Charismatic Franco/Italian explorer who secured for the French the African territory of Congo situated on the north bank of the Congo River, after whom Brazzaville, the capital of the French Congo, was named. Brazza competed with Henry Morton Stanley (at that time under the employ of Belgian King Leopold II) to establish hegemony on behalf of France over the area of the Stanley Pool, a broad area of the Congo River where the two capitals of Brazzaville and Kinshasa currently occupy opposing banks, and as much related territory as possible. Ultimately Leopold of Belgium claimed the south bank and most of the Congo basin while Brazza on behalf of the French established the smaller territory based on his explorations of the Ogoue River - a tributary of the Congo - between 1879 and 1882.

Brazza was named Governor-General of the French Congo in 1886. There he established a regime in stark contrast to that of the famously cruel and exploitative personal fiefdom of the Congo Frees State claimed by King Leopold II. By highlighting the excesses of the Belgium control of trade along the Congo River Brazza made many powerful enemies, and was subject to a lengthy smear campaign in the French press which ultimatelyled to his dismissal in 1898.

Seven years later Brazza was commissioned to examine conditions in the French colonies, and after doing so produced a report so damning of colonial authority that it was suppressed by the French National Assembly. Brazza died abruptly that year of fever whilst in the Senegalese capital of Dakar. Rumours later circulated that he was poisoned.

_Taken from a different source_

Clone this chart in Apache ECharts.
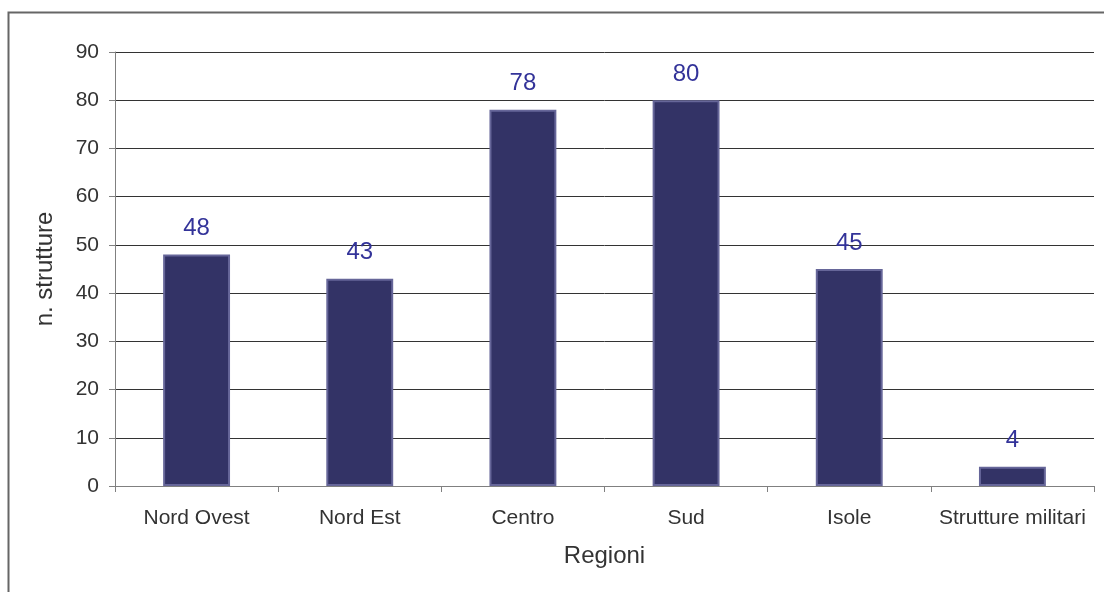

Brazza was one among a handful of observers and commentators who criticized the tendency of European colonialism towards exploitation and violence. In his personal explorations Brazza attempted to set an example that contrasted to this, and to some degree he was successful. However, as an explorer in the context of the times, Brazza’s achievements were minimal, and he is remembered perhaps more as a moral humanist than as one of the great achievers of the Romantic Period of African exploration.